The short, comic-style hardcover, published by Capstone Press for school libraries in 2007, opens in 1968 on a snowy hill in North Andover, Mass. with Jake Burton being prodded by some unnamed friends to give their Snurfer a shot. The book goes on to tell how Jake saw the potential of the Snurfer and took his idea of making a better board and turned it into a business.

The book's author, Michael O'Hearn, is not a snowboarder and says he didn't talk to Burton or anyone else for his research. "I used what books I could find and a lot of articles… That was primarily it." O'Hearn, who has written a number of similar books for "reluctant readers," felt there was enough publicly available information, and didn't think an interview was within the scope of the book. He also knew from past experience that Capstone would bring in an expert to fact check his work.

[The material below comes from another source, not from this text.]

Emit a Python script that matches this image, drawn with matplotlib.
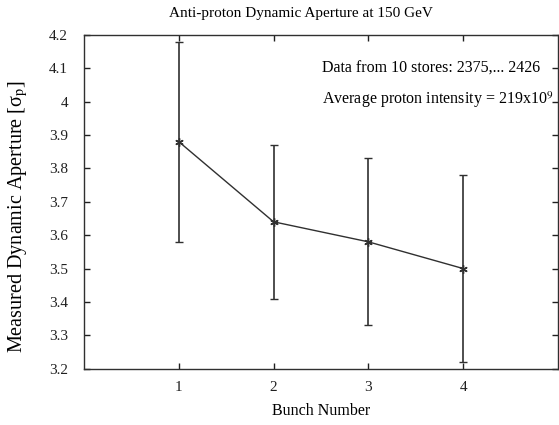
import matplotlib
matplotlib.use('Agg')
import matplotlib.pyplot as plt

# Dynamic aperture per bunch, with the min/max spread over the stores
bunch = [1, 2, 3, 4]
aperture = [3.88, 3.64, 3.58, 3.50]
aperture_low = [3.58, 3.41, 3.33, 3.22]
aperture_high = [4.18, 3.87, 3.83, 3.78]

plt.rcParams['font.family'] = ['Liberation Serif', 'DejaVu Serif']
plt.rcParams['mathtext.fontset'] = 'stix'

err_lo = [a - lo for a, lo in zip(aperture, aperture_low)]
err_hi = [hi - a for a, hi in zip(aperture, aperture_high)]

fig = plt.figure(figsize=(5.59, 4.25), dpi=100)
ax = fig.add_axes([0.1503, 0.1325, 0.8477, 0.7855])

ax.errorbar(bunch, aperture, yerr=[err_lo, err_hi], color='#303030',
            linewidth=1.0, elinewidth=1.2, capsize=3, capthick=1.0,
            marker=(6, 2, 0), markersize=6, markeredgewidth=1.0)

ax.set_xlim(0, 5)
ax.set_ylim(3.2, 4.2)
ax.set_xticks(bunch)
ax.set_yticks([3.2, 3.3, 3.4, 3.5, 3.6, 3.7, 3.8, 3.9, 4.0, 4.1, 4.2])
ax.set_yticklabels(['3.2', '3.3', '3.4', '3.5', '3.6', '3.7', '3.8', '3.9', '4', '4.1', '4.2'])
ax.tick_params(direction='in', length=4, width=1, top=True, right=True,
               labelsize=11, colors='#202020')
ax.tick_params(axis='y', pad=11.5)
ax.tick_params(axis='x', pad=9)
for s in ax.spines.values():
    s.set_linewidth(1.0)
    s.set_color('#303030')

fig.text(301 / 559, 1 - 14 / 425, 'Anti-proton Dynamic Aperture at 150 GeV',
         ha='center', va='center', fontsize=11)
ax.set_xlabel('Bunch Number', fontsize=11.5, labelpad=6)
fig.text(18 / 559, 1 - 217 / 425, r'Measured Dynamic Aperture [σ$_\mathrm{p}$]',
         rotation=90, ha='center', va='center', fontsize=14.5)

ax.text(0.502, 0.90, 'Data from 10 stores: 2375,... 2426', transform=ax.transAxes,
        ha='left', va='center', fontsize=11.5)
ax.text(0.502, 0.805, r'Average proton intensity = 219x10$^{9}$', transform=ax.transAxes,
        ha='left', va='center', fontsize=11.5)

fig.savefig('out.png', dpi=100)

This fact checking has dragged Transworld into the fray as Transworld Media alumni Lee Crane is listed as the sole consultant on the title page, which is available online. "I have no knowledge of Burton being involved," states Crane, who was approached by Capstone to review the book as an "expert" after they saw a snowboard historical timeline online that he edited. "I remember asking the publisher if all of Jake’s life sketch details were correct (nothing seemed glaringly wrong to me) and they said they had all those details handled.”

Capstone, who approached O'Hearn with the book idea, is focused on getting children to read. "We wanted to take a topic that kids are interested in, a topic kids want to know about, and present it in a way that is appealing to kids," says Capstone Senior Product Planning Editor John Rahm. "Although Burton may not be the official inventor of the snowboard, we feel his story fits into this series because of his important contribution to the sport…That said, no one from Burton Snowboards was involved with this project."

Which brings us back to the elephant in the room. Burton. It seems pretty clear they had nothing to do with the creation of the book, but in a prepared statement they said "just like everyone else, we think this book is misleading. We wish it wasn't out there, but it is." So why haven't they done anything about it? "We’re limited in what we can do because Jake is a public figure and anyone can choose to write about him,” says Bryan Johnston, Burton's Senior VP of Global Marketing.

In fact, the only recourse would be to pursue a defamation lawsuit, which would require they prove not only defamation per se, but also malice on the part of O'Hearn and Capstone. “There’s noting we can do about the copies that are already out there. But we are going to recommend the publisher work with us or an independent source like Transworld to make corrections if the book is re-printed,” adds Johnston.